The number of units without a defect is equal to the number of units that enter a process minus the number of defective units. Let the number of units that enter a process be P. The number of defective units is D. Then the first-pass yield for each subprocess or FPY is equal to (P – D)/P. One you get each FPY for each subprocess, you multiply them altogether.

If the yields of 4 subprocesses are 0.994, 0.987, 0.951 and 0.990, then the RTY = (0.994)(0.987)(0.951)(0.990) = 0.924 or 92.4%.

 7. Process Sigma

What is a Six Sigma process? It is the output of process that has a mean of 0 and standard deviation of 1, with an upper specification limit (USL) and lower specification limit (LSL) set at +3 and -3, respectively. However, there is also the matter of the 1.5-sigma shift which occurs over the long term.

The result is the following two charts, one without and one with the 1.5-sigma shift.

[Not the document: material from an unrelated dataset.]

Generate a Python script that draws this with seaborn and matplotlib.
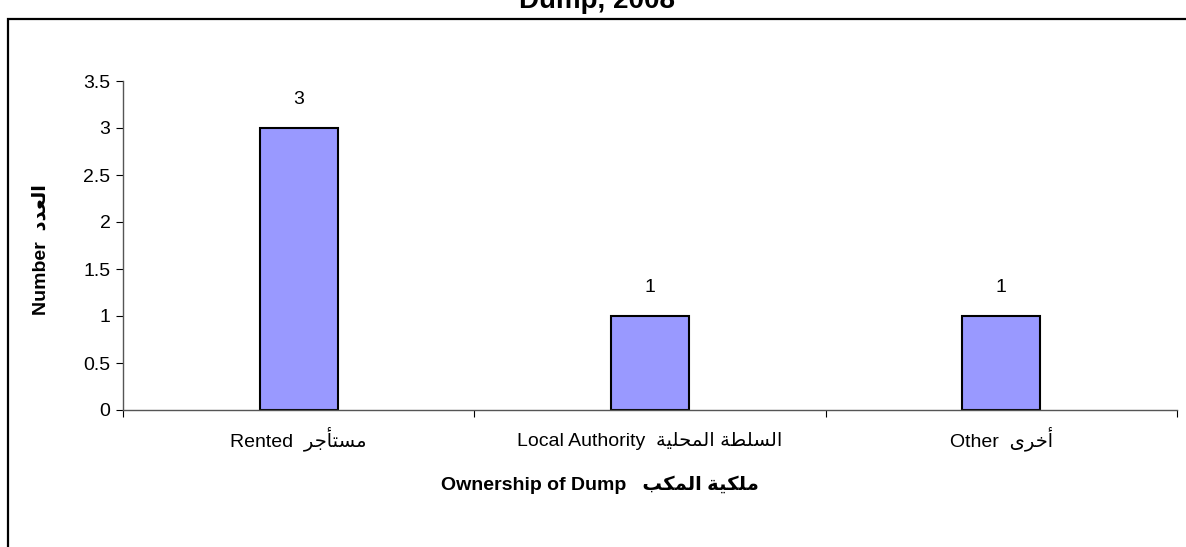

 This is from ASQ’s website under Quality Process. Refer to this site for more detailed information on the theory and mathematics behind this 1.5-sigma shift.

 http://asq.org/quality-progress/2009/08/34-per-million/perusing-process-performance-metrics.html

 8. Cost of poor quality

Also known as the cost of nonconformance, this takes the cost it takes to take care of defects either

a) internally, i.e., before they leave the company, through scrapping, repairing, or reworking the parts, or

b) externally, i.e., after they leave the company, through costs of warranty, returned merchandise, or product liability claims and lawsuits.

 This is obviously more difficult to calculate because the external costs can be delayed by months or even years after the products are sold. It’s best, therefore, to measure those costs which are relatively easy to calculate and quickly available, i.e., the internal costs of poor quality.

 The above are some of the metrics you can use BEFORE your Six Sigma Project and then AFTER your project to show that the countermeasures you have devised have had a positive effect. How certain can you be of this? That is the subject of the measurement section, which comes after this Define section of the Body of Knowledge is done.